Secret law that governs the conduct of government activities but is inaccessible to the public is “a particularly sinister” phenomenon that is “increasingly prevalent,” said Senator Russ Feingold today at a hearing of the Senate Judiciary Committee Subcommittee on the Constitution.
The hearing produced a particularly rich record on the subject of secret law from a broad and diverse set of perspectives (including one view that “there is no such thing” as secret law).
In my own testimony (pdf), I provided a catalog of the many current forms of “secret law” and some of their objectionable consequences.
“If the rule of law is to prevail, the requirements of the law must be clear and discoverable,” I suggested. “Secret law excludes the public from the deliberative process, promotes arbitrary and deviant government behavior, and shields official malefactors from accountability.”
The classification of the Office of Legal Counsel (OLC) memorandum of torture authored by John Yoo was “one of the worst abuses of the classification process I have seen during my career,” testified J. William Leonard (pdf), the former director of the Information Security Oversight Office.

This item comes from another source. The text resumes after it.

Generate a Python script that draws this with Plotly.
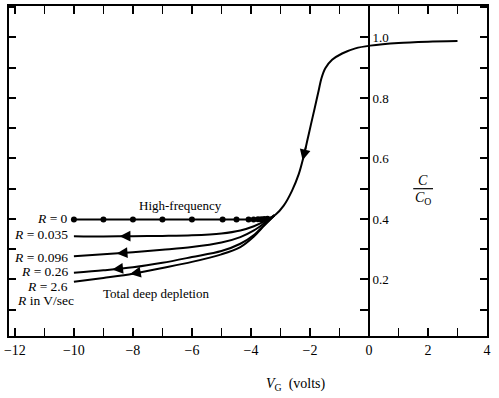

More generally, “OLC has been terribly wrong to withhold the content of much of its advice from Congress and the public,” said Prof. Dawn E. Johnsen (pdf), former head of the OLC, “particularly when advising the executive branch that in essence it could act contrary to federal statutory restraints.”
Current OLC director John P. Elwood (pdf) contended that current OLC disclosure policy “is consistent with the approach of prior Administrations.”
Brad Berenson (pdf), a former associate counsel to the President, articulated “legitimate interests in secrecy” and cautioned against disclosure initiatives that could have unintended consequences.
Prof. Heidi Kitrosser (pdf) explained the constitutional framework within which secrecy disputes take place and urged more “effective congressional oversight” to restrain abuses of secrecy.
Attorney David Rivkin, a frequent defender of Administration policies, said that the “law of war” paradigm with all of its attendant secrecy remains the appropriate one.
Sen. Sam Brownback expressed skepticism about new disclosure requirements, while Sen. Sheldon Whitehouse probed the destabilizing implications of the Administration view that executive orders can be “waived” by the President without notice to Congress or the public.
The prepared statements from the Senate hearing are available here.
For all of the differences of opinion, there was also a provisional consensus that the executive branch should be required to report to Congress when it significantly interprets or reinterprets a statutory requirement.